### SUPPLIED DATA:
====================

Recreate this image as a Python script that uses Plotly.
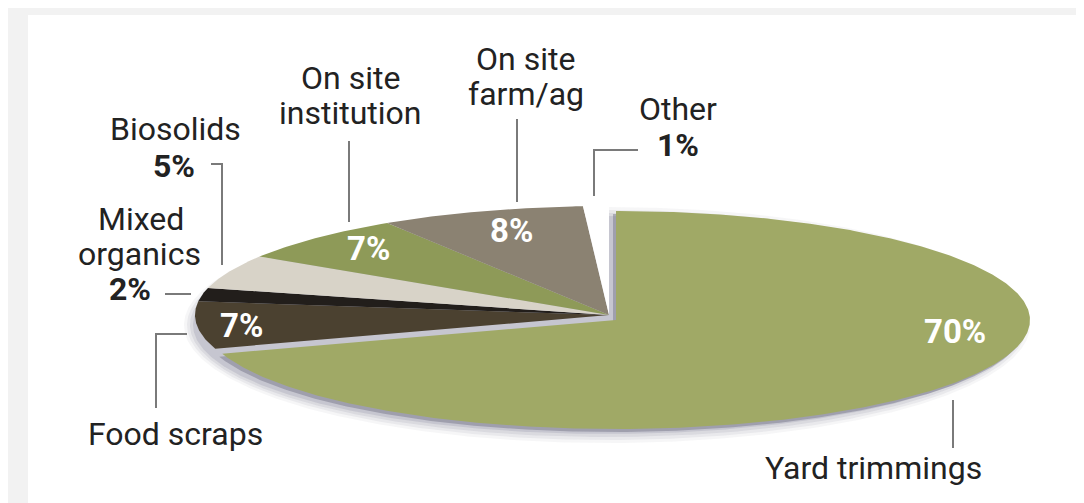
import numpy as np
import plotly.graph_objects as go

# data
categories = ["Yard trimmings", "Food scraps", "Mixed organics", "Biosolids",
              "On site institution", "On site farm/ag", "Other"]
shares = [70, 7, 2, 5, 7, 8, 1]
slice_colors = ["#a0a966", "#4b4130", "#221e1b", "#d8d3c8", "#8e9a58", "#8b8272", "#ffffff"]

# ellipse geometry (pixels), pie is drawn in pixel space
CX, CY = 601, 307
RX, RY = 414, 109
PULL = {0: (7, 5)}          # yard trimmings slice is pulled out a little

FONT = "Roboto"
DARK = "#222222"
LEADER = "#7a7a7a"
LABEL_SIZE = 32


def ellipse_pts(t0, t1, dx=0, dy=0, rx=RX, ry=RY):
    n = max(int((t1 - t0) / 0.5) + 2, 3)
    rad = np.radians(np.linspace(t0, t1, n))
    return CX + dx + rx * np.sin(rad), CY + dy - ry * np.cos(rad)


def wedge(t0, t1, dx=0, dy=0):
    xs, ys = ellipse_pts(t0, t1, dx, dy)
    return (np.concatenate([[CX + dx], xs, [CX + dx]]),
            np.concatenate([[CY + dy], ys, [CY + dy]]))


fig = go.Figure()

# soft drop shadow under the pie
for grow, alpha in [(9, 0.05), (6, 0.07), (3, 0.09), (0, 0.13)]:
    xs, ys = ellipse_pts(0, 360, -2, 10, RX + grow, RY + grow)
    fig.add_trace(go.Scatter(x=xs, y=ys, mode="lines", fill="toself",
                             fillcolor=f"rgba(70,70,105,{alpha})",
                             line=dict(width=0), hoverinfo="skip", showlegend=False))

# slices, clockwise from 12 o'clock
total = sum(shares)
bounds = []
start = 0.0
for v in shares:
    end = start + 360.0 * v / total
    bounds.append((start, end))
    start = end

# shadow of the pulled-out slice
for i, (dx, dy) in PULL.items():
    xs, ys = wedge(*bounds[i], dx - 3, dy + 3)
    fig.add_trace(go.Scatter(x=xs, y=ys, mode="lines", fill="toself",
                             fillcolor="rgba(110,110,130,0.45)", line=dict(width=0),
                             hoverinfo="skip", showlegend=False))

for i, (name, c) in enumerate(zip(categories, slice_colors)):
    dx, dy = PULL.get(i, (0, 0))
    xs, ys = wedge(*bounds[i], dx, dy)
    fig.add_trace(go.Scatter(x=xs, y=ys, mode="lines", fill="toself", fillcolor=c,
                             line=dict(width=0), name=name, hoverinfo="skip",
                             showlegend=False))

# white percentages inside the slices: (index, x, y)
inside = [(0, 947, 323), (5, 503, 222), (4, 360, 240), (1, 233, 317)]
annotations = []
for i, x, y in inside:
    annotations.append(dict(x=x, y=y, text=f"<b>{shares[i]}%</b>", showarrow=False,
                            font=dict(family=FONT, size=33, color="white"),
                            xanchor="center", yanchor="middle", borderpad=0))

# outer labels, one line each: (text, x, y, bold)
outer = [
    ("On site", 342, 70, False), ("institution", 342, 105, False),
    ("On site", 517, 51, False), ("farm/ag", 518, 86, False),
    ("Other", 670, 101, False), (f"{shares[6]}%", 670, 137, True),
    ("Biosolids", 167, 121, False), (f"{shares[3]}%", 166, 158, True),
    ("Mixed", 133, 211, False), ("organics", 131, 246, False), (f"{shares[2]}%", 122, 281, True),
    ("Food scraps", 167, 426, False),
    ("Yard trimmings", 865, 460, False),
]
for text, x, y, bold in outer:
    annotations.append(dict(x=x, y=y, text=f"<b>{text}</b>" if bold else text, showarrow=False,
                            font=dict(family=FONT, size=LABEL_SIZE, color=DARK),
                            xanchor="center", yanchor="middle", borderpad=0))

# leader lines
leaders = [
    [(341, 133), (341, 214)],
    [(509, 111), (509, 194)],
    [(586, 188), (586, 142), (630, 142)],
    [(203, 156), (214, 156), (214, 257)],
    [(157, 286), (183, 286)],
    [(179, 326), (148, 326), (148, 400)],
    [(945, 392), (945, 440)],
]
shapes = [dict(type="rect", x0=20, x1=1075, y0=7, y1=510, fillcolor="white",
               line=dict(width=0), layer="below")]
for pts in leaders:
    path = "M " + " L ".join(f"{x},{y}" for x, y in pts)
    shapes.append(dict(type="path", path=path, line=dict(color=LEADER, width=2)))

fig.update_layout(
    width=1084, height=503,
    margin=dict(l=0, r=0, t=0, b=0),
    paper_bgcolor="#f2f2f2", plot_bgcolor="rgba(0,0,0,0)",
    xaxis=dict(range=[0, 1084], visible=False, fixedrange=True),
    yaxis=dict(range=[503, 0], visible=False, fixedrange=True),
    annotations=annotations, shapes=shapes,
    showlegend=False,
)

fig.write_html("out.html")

====================

### STATED PROBLEM:
Return the material word for word. Pictures are not part of the copy.

### RESULT:
Recreate this image as a Python script that uses Plotly.
import numpy as np
import plotly.graph_objects as go

# data
categories = ["Yard trimmings", "Food scraps", "Mixed organics", "Biosolids",
              "On site institution", "On site farm/ag", "Other"]
shares = [70, 7, 2, 5, 7, 8, 1]
slice_colors = ["#a0a966", "#4b4130", "#221e1b", "#d8d3c8", "#8e9a58", "#8b8272", "#ffffff"]

# ellipse geometry (pixels), pie is drawn in pixel space
CX, CY = 601, 307
RX, RY = 414, 109
PULL = {0: (7, 5)}          # yard trimmings slice is pulled out a little

FONT = "Roboto"
DARK = "#222222"
LEADER = "#7a7a7a"
LABEL_SIZE = 32


def ellipse_pts(t0, t1, dx=0, dy=0, rx=RX, ry=RY):
    n = max(int((t1 - t0) / 0.5) + 2, 3)
    rad = np.radians(np.linspace(t0, t1, n))
    return CX + dx + rx * np.sin(rad), CY + dy - ry * np.cos(rad)


def wedge(t0, t1, dx=0, dy=0):
    xs, ys = ellipse_pts(t0, t1, dx, dy)
    return (np.concatenate([[CX + dx], xs, [CX + dx]]),
            np.concatenate([[CY + dy], ys, [CY + dy]]))


fig = go.Figure()

# soft drop shadow under the pie
for grow, alpha in [(9, 0.05), (6, 0.07), (3, 0.09), (0, 0.13)]:
    xs, ys = ellipse_pts(0, 360, -2, 10, RX + grow, RY + grow)
    fig.add_trace(go.Scatter(x=xs, y=ys, mode="lines", fill="toself",
                             fillcolor=f"rgba(70,70,105,{alpha})",
                             line=dict(width=0), hoverinfo="skip", showlegend=False))

# slices, clockwise from 12 o'clock
total = sum(shares)
bounds = []
start = 0.0
for v in shares:
    end = start + 360.0 * v / total
    bounds.append((start, end))
    start = end

# shadow of the pulled-out slice
for i, (dx, dy) in PULL.items():
    xs, ys = wedge(*bounds[i], dx - 3, dy + 3)
    fig.add_trace(go.Scatter(x=xs, y=ys, mode="lines", fill="toself",
                             fillcolor="rgba(110,110,130,0.45)", line=dict(width=0),
                             hoverinfo="skip", showlegend=False))

for i, (name, c) in enumerate(zip(categories, slice_colors)):
    dx, dy = PULL.get(i, (0, 0))
    xs, ys = wedge(*bounds[i], dx, dy)
    fig.add_trace(go.Scatter(x=xs, y=ys, mode="lines", fill="toself", fillcolor=c,
                             line=dict(width=0), name=name, hoverinfo="skip",
                             showlegend=False))

# white percentages inside the slices: (index, x, y)
inside = [(0, 947, 323), (5, 503, 222), (4, 360, 240), (1, 233, 317)]
annotations = []
for i, x, y in inside:
    annotations.append(dict(x=x, y=y, text=f"<b>{shares[i]}%</b>", showarrow=False,
                            font=dict(family=FONT, size=33, color="white"),
                            xanchor="center", yanchor="middle", borderpad=0))

# outer labels, one line each: (text, x, y, bold)
outer = [
    ("On site", 342, 70, False), ("institution", 342, 105, False),
    ("On site", 517, 51, False), ("farm/ag", 518, 86, False),
    ("Other", 670, 101, False), (f"{shares[6]}%", 670, 137, True),
    ("Biosolids", 167, 121, False), (f"{shares[3]}%", 166, 158, True),
    ("Mixed", 133, 211, False), ("organics", 131, 246, False), (f"{shares[2]}%", 122, 281, True),
    ("Food scraps", 167, 426, False),
    ("Yard trimmings", 865, 460, False),
]
for text, x, y, bold in outer:
    annotations.append(dict(x=x, y=y, text=f"<b>{text}</b>" if bold else text, showarrow=False,
                            font=dict(family=FONT, size=LABEL_SIZE, color=DARK),
                            xanchor="center", yanchor="middle", borderpad=0))

# leader lines
leaders = [
    [(341, 133), (341, 214)],
    [(509, 111), (509, 194)],
    [(586, 188), (586, 142), (630, 142)],
    [(203, 156), (214, 156), (214, 257)],
    [(157, 286), (183, 286)],
    [(179, 326), (148, 326), (148, 400)],
    [(945, 392), (945, 440)],
]
shapes = [dict(type="rect", x0=20, x1=1075, y0=7, y1=510, fillcolor="white",
               line=dict(width=0), layer="below")]
for pts in leaders:
    path = "M " + " L ".join(f"{x},{y}" for x, y in pts)
    shapes.append(dict(type="path", path=path, line=dict(color=LEADER, width=2)))

fig.update_layout(
    width=1084, height=503,
    margin=dict(l=0, r=0, t=0, b=0),
    paper_bgcolor="#f2f2f2", plot_bgcolor="rgba(0,0,0,0)",
    xaxis=dict(range=[0, 1084], visible=False, fixedrange=True),
    yaxis=dict(range=[503, 0], visible=False, fixedrange=True),
    annotations=annotations, shapes=shapes,
    showlegend=False,
)

fig.write_html("out.html")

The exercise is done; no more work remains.